Byrd has not been one of the politicians I admire, though his stubborn insistence on the prerogatives of the Senate reflects one of the factors that kept the Constitution working until the Hill Republicans decided in 2001 to elevate party loyalty over institutional loyalty. And, given how tight things are in the Senate, it would be unnatural for conservatives not to be counting votes right now. (According to Nate Silver, under W.Va. law if a Senator dies the Governor – a Democrat – appoints an interim Senator. There would be a new election in November if the vacancy occurs before July 3. If it occurs later, then the interim would fill the rest of the term.) I don’t see any point in pretending that Sen. Byrd’s well-being is the only thing that should interest political junkies.
But the convention of not publicly saying unnecessarily vicious things about the terminally ill or recently deceased is one worth upholding. If the person in question isn’t one your admire but you have need to comment formally, you find something nice to say; if not, a decent silence is appropriate. De mortuis nil nisi bonum, and all that. Even Michelle Malkin knows that much.

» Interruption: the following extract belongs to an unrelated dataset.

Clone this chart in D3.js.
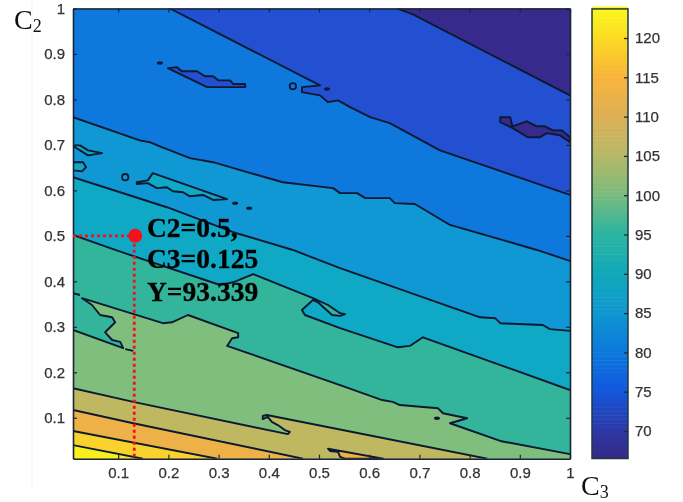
<!DOCTYPE html>
<html>
<head>
<meta charset="utf-8">
<script src="https://cdn.jsdelivr.net/npm/d3@7"></script>
<style>
  html, body { margin: 0; padding: 0; background: #fff; }
  svg { display: block; filter: blur(0.4px); }
  .tick text { font-family: "Liberation Sans", Arial, sans-serif; font-size: 15px; fill: #333; stroke: #333; stroke-width: 0.25px; }
  .serif { font-family: "Liberation Serif", "Times New Roman", serif; }
</style>
</head>
<body>
<div id="chart"></div>
<script>
const xTicks = [0.1, 0.2, 0.3, 0.4, 0.5, 0.6, 0.7, 0.8, 0.9, 1];
const yTicks = [0.1, 0.2, 0.3, 0.4, 0.5, 0.6, 0.7, 0.8, 0.9, 1];
const barTicks = [70, 75, 80, 85, 90, 95, 100, 105, 110, 115, 120];

// contour lines, [C3, C2]
const line70 = [[.657,1],[.687,.987],[1,.809]];
const line75 = [[.203,1],[.502,.831],[.466,.827],[.466,.816],[.502,.809],[.518,.794],[.538,.798],[.562,.783],[.602,.761],[.641,.748],[.741,.688],[1,.590]];
const line80 = [[.01,.761],[.143,.710],[.163,.706],[.183,.697],[.243,.671],[.289,.662],[.357,.640],[.428,.618],[.528,.605],[.542,.594],[.576,.594],[.592,.583],[.641,.583],[.651,.572],[.691,.570],[.761,.524],[.934,.469],[1,.445]];
const line85 = [[.01,.629],[.197,.563],[.329,.508],[.448,.469],[.542,.429],[.821,.321],[.851,.319],[.861,.308],[.946,.304],[.960,.295],[1,.291]];
const line90 = [[.01,.502],[.094,.469],[.303,.392],[.329,.398],[.369,.416],[.488,.363],[.518,.348],[.542,.330],[.552,.328],[.542,.324],[.526,.326],[.498,.354],[.488,.359],[.466,.337],[.472,.326],[.542,.297],[.657,.255],[.681,.258],[.707,.277],[1,.161]];
const line95 = [[.01,.293],[.110,.253],[.104,.267],[.088,.271],[.074,.288],[.094,.310],[.088,.321],[.064,.326],[.048,.348],[.028,.363],[.189,.308],[.207,.310],[.239,.326],[.339,.286],[.339,.277],[.327,.275],[.317,.258],[.542,.172],[.626,.139],[.647,.135],[.661,.128],[.737,.121],[.747,.110],[.795,.099],[.761,.088],[.861,.049],[1,.020]];
const line100 = [[.01,.165],[.130,.135],[.438,.064],[.442,.069],[.432,.073],[.418,.084],[.406,.091],[.398,.102],[.388,.097],[.388,.104],[.396,.106],[.835,.01]];
const line105 = [[.01,.117],[.130,.088],[.468,.01]];
const line110 = [[.01,.071],[.297,.01]];
const line115 = [[.01,.040],[.149,.01]];

const topCorners = [[1,1],[.01,1]];
const bottomCorners = [[1,.01],[.01,.01]];

// islands, level is the band colour they take
const island75 = [[.199,.869],[.217,.871],[.227,.862],[.257,.862],[.273,.851],[.289,.851],[.299,.842],[.323,.842],[.329,.834],[.353,.834],[.353,.827],[.277,.827]];
const island70 = [[.861,.761],[.881,.761],[.885,.741],[.914,.752],[.934,.741],[.950,.741],[.966,.732],[.984,.732],[1,.717],[1,.706],[.980,.721],[.954,.726],[.940,.717],[.916,.717],[.886,.737],[.861,.750]];
const island90a = [[.014,.699],[.024,.699],[.040,.688],[.068,.682],[.040,.677],[.014,.695]];
const island90b = [[.01,.662],[.030,.662],[.036,.651],[.028,.642],[.01,.644]];
const island90c = [[.137,.618],[.159,.622],[.169,.638],[.317,.581],[.289,.579],[.269,.590],[.243,.587],[.229,.596],[.209,.598],[.197,.607],[.177,.605],[.159,.616],[.137,.614]];
const island110 = [[.518,.032],[.628,.01],[.552,.01],[.542,.014],[.538,.025],[.522,.027]];

const stubs = [[[.01,.374],[.024,.370]], [[.114,.251],[.130,.247]]];
const spots = [[.183,.880],[.516,.823],[.333,.572],[.361,.561],[.735,.099]];
const rings = [[.448,.829],[.114,.629]];

const levels = [70, 75, 80, 85, 90, 95, 100, 105, 110, 115, 120];
const levelColors = ['#382a8c', '#2350d0', '#0f78dc', '#1098d4', '#0fa9c6', '#33b59c', '#7fbe7c', '#bfb860', '#eeb148', '#fbd22c', '#f8f01c'];

const barStops = [66.5, 70, 75, 80, 85, 90, 95, 100, 105, 110, 115, 120, 123.7];
const barColors = ['#352a87', '#2d38a8', '#1358de', '#0c7adb', '#0f98d0', '#12aab8', '#2cb5a0', '#7bbb7c', '#b8b866', '#dfb055', '#f9b43a', '#fbdc22', '#fcf81c'];

const pointC3 = 0.134, pointC2 = 0.5;
const pointText = ['C2=0.5,', 'C3=0.125', 'Y=93.339'];

const width = 683;
const height = 502;

const xScale = d3.scaleLinear().domain([0.01, 1]).range([73, 570]);
const yScale = d3.scaleLinear().domain([0.01, 1]).range([458.7, 8.5]);
const barScale = d3.scaleLinear().domain([70, 120]).range([431, 38]);
const levelColor = d3.scaleOrdinal(levels, levelColors);
const barColor = d3.scaleLinear().domain(barStops).range(barColors);

const svg = d3.select('#chart').append('svg')
  .attr('width', width)
  .attr('height', height);

svg.append('line')
  .attr('x1', 32).attr('x2', 32).attr('y1', 0).attr('y2', 487)
  .attr('stroke', '#f3f3f3');

svg.append('clipPath').attr('id', 'plot')
  .append('rect')
  .attr('x', xScale(0.01)).attr('y', yScale(1))
  .attr('width', xScale(1) - xScale(0.01))
  .attr('height', yScale(0.01) - yScale(1));

const plot = svg.append('g').attr('clip-path', 'url(#plot)');
const path = d3.line().x(d => xScale(d[0])).y(d => yScale(d[1]));

plot.append('rect')
  .attr('x', xScale(0.01)).attr('y', yScale(1))
  .attr('width', xScale(1) - xScale(0.01))
  .attr('height', yScale(0.01) - yScale(1))
  .attr('fill', levelColor(90));

// painted from the mid band outwards, each one covers the band before it
const bands = [
  {pts: line85.concat(topCorners), level: 85},
  {pts: line80.concat(topCorners), level: 80},
  {pts: line75.concat([[1,1]]), level: 75},
  {pts: line70.concat([[1,1]]), level: 70},
  {pts: line90.concat(bottomCorners), level: 95},
  {pts: line95.concat(bottomCorners), level: 100},
  {pts: line100.concat([[.01,.01]]), level: 105},
  {pts: line105.concat([[.01,.01]]), level: 110},
  {pts: line110.concat([[.01,.01]]), level: 115},
  {pts: line115.concat([[.01,.01]]), level: 120}
];

plot.selectAll('path.band').data(bands)
  .enter().append('path')
  .attr('class', 'band')
  .attr('d', d => path(d.pts) + 'Z')
  .attr('fill', d => levelColor(d.level));

const islands = [
  {pts: island75, level: 75},
  {pts: island70, level: 70},
  {pts: island90a, level: 90},
  {pts: island90b, level: 90},
  {pts: island90c, level: 90},
  {pts: island110, level: 110}
];

const lineColor = '#0b1a30';

plot.selectAll('path.island').data(islands)
  .enter().append('path')
  .attr('class', 'island')
  .attr('d', d => path(d.pts) + 'Z')
  .attr('fill', d => levelColor(d.level))
  .attr('stroke', lineColor)
  .attr('stroke-width', 1.9)
  .attr('stroke-linejoin', 'round');

const contourLines = [line70, line75, line80, line85, line90, line95, line100, line105, line110, line115].concat(stubs);

plot.selectAll('path.contour').data(contourLines)
  .enter().append('path')
  .attr('class', 'contour')
  .attr('d', path)
  .attr('fill', 'none')
  .attr('stroke', lineColor)
  .attr('stroke-width', 1.9)
  .attr('stroke-linejoin', 'round');

plot.selectAll('ellipse').data(spots)
  .enter().append('ellipse')
  .attr('cx', d => xScale(d[0]))
  .attr('cy', d => yScale(d[1]))
  .attr('rx', 3)
  .attr('ry', 1.7)
  .attr('fill', lineColor);

plot.selectAll('circle').data(rings)
  .enter().append('circle')
  .attr('cx', d => xScale(d[0]))
  .attr('cy', d => yScale(d[1]))
  .attr('r', 3.2)
  .attr('fill', 'none')
  .attr('stroke', lineColor)
  .attr('stroke-width', 1.8);

// axes, ticks point inward on all four sides
const styleAxis = g => {
  g.select('.domain').attr('stroke', '#1c2433').attr('stroke-width', 1.6);
  g.selectAll('.tick line').attr('stroke', '#1c2433').attr('stroke-width', 1.2);
};

svg.append('g').attr('transform', `translate(0,${yScale(0.01)})`)
  .call(d3.axisBottom(xScale).tickValues(xTicks).tickFormat(d => d).tickSizeInner(-4).tickSizeOuter(0).tickPadding(9))
  .call(styleAxis);
svg.append('g').attr('transform', `translate(${xScale(0.01)},0)`)
  .call(d3.axisLeft(yScale).tickValues(yTicks).tickFormat(d => d).tickSizeInner(-4).tickSizeOuter(0).tickPadding(8))
  .call(styleAxis);
svg.append('g').attr('transform', `translate(0,${yScale(1)})`)
  .call(d3.axisTop(xScale).tickValues(xTicks).tickFormat('').tickSizeInner(-4).tickSizeOuter(0))
  .call(styleAxis);
svg.append('g').attr('transform', `translate(${xScale(1)},0)`)
  .call(d3.axisRight(yScale).tickValues(yTicks).tickFormat('').tickSizeInner(-4).tickSizeOuter(0))
  .call(styleAxis);

// colour bar
const barLeft = 592, barRight = 628;
const barValues = d3.range(66.5, 123.7, 0.5);
svg.selectAll('rect.bar').data(barValues)
  .enter().append('rect')
  .attr('class', 'bar')
  .attr('x', barLeft)
  .attr('width', barRight - barLeft)
  .attr('y', d => barScale(d + 0.5))
  .attr('height', d => barScale(d) - barScale(d + 0.5) + 0.5)
  .attr('fill', d => barColor(d));

svg.append('rect')
  .attr('x', barLeft).attr('y', barScale(123.7))
  .attr('width', barRight - barLeft)
  .attr('height', barScale(66.5) - barScale(123.7))
  .attr('fill', 'none')
  .attr('stroke', '#1c3b40')
  .attr('stroke-width', 1.5);

svg.append('g').attr('transform', `translate(${barRight},0)`)
  .call(d3.axisRight(barScale).tickValues(barTicks).tickSizeInner(-4).tickSizeOuter(0).tickPadding(7))
  .call(g => g.select('.domain').remove())
  .call(g => g.selectAll('.tick line').attr('stroke', '#1c2b30').attr('stroke-width', 1.3));

// marked point
const px = xScale(pointC3), py = yScale(pointC2);
svg.append('line')
  .attr('x1', xScale(0.01)).attr('x2', px - 5).attr('y1', py).attr('y2', py)
  .attr('stroke', '#f5101c').attr('stroke-width', 2.8).attr('stroke-dasharray', '3 3');
svg.append('line')
  .attr('x1', px - 1).attr('x2', px - 1).attr('y1', py + 8).attr('y2', yScale(0.01))
  .attr('stroke', '#f5101c').attr('stroke-width', 2.8).attr('stroke-dasharray', '3 3');
svg.append('circle')
  .attr('cx', px).attr('cy', py).attr('r', 7)
  .attr('fill', '#f5101c');

svg.selectAll('text.note').data(pointText)
  .enter().append('text')
  .attr('class', 'note serif')
  .attr('x', 147)
  .attr('y', (d, i) => [237, 268, 301][i])
  .attr('font-size', 27.5)
  .attr('font-weight', 'bold')
  .attr('fill', '#000')
  .attr('stroke', '#000')
  .attr('stroke-width', 0.3)
  .text(d => d);

// axis names
const addName = (x, y, sub) => {
  const t = svg.append('text').attr('class', 'serif').attr('x', x).attr('y', y)
    .attr('font-size', 28).attr('fill', '#111').text('C');
  t.append('tspan').attr('font-size', 18).attr('dy', 3).text(sub);
};
addName(14, 29, '2');
addName(581, 495, '3');
</script>
</body>
</html>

Alas, the sort of conservatives who comment on political websites are not, as Jeffrey Goldberg might say, toilet-trained. The comments on The Hill or Pajamas Media are about 80% nasty. Big Government is the worst, by a nose. Not a little bit nasty: “too bad he didn’t die earlier” nasty and “he’s going to Hell” nasty and “the rest of the Democrats should die, too” nasty. About a third mention Byrd’s membership in the Klan, more than sixty years ago, leading to the usual “all-Democrats-are-racist” rant. Overall, a pretty disgusting display.
Yes, there are sites – Democrats.com for example – where liberals display this sort of behavior. But they’re marginal, and deliberately marginalized. I doubt this reflects a systematic personality difference across the political spectrum. Institutionally, though, the entire right side of the aisle has been seized by lunatics, and they’re setting the tone.
Really, it’s not good for the country.